Performance and training standards for endovascular ischemic stroke treatment

New York Presbyterian Hospital, Columbia University, College of Physicians & Surgeons, Neurological Institute, New York, New York, USA.
Journal of Neurointerventional Surgery (Impact Factor: 1.38). 07/2009; 1(1):10-2. DOI: 10.1136/jnis.2009.000687
Source: PubMed

ABSTRACT Stroke is the third leading cause of death in the USA, Canada, Europe, and Japan. According to the American Heart Association and the American Stroke Association, there are now 750,000 new strokes that occur each year, resulting in 200,000 deaths, or 1 of every 16 deaths, per year in the USA alone. Endovascular therapy for patients with acute ischemic stroke is an area of intense investigation.

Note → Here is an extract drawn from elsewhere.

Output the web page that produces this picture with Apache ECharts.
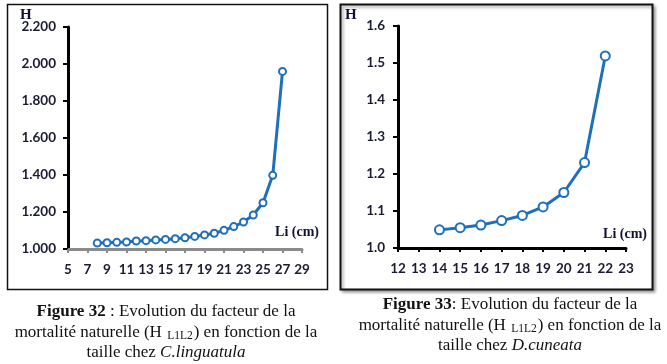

The American Stroke Association has given a qualified endorsement of intra-arterial thrombolysis in selected patients. Intra-arterial thrombolysis has been studied in two randomized trials and numerous case series. Although two devices have been granted FDA approval with an indication for mechanical stroke thrombectomy, none of these thrombectomy devices has demonstrated efficacy for the improvement of patient outcomes. The purpose of the present document is to define what constitutes adequate training to perform neuroendovascular procedures in patients with acute ischemic stroke and what performance standards should be adopted to assess outcomes. These guidelines have been written and approved by multiple neuroscience societies which historically have been directly involved in the medical, surgical and endovascular care of patients with acute stroke. The participating member organizations of the Neurovascular Coalition involved in the writing and endorsement of this document are the Society of NeuroInterventional Surgery, the American Academy of Neurology, the American Association of Neurological Surgeons/Congress of Neurological Surgeons Cerebrovascular Section, and the Society of Vascular & Interventional Neurology.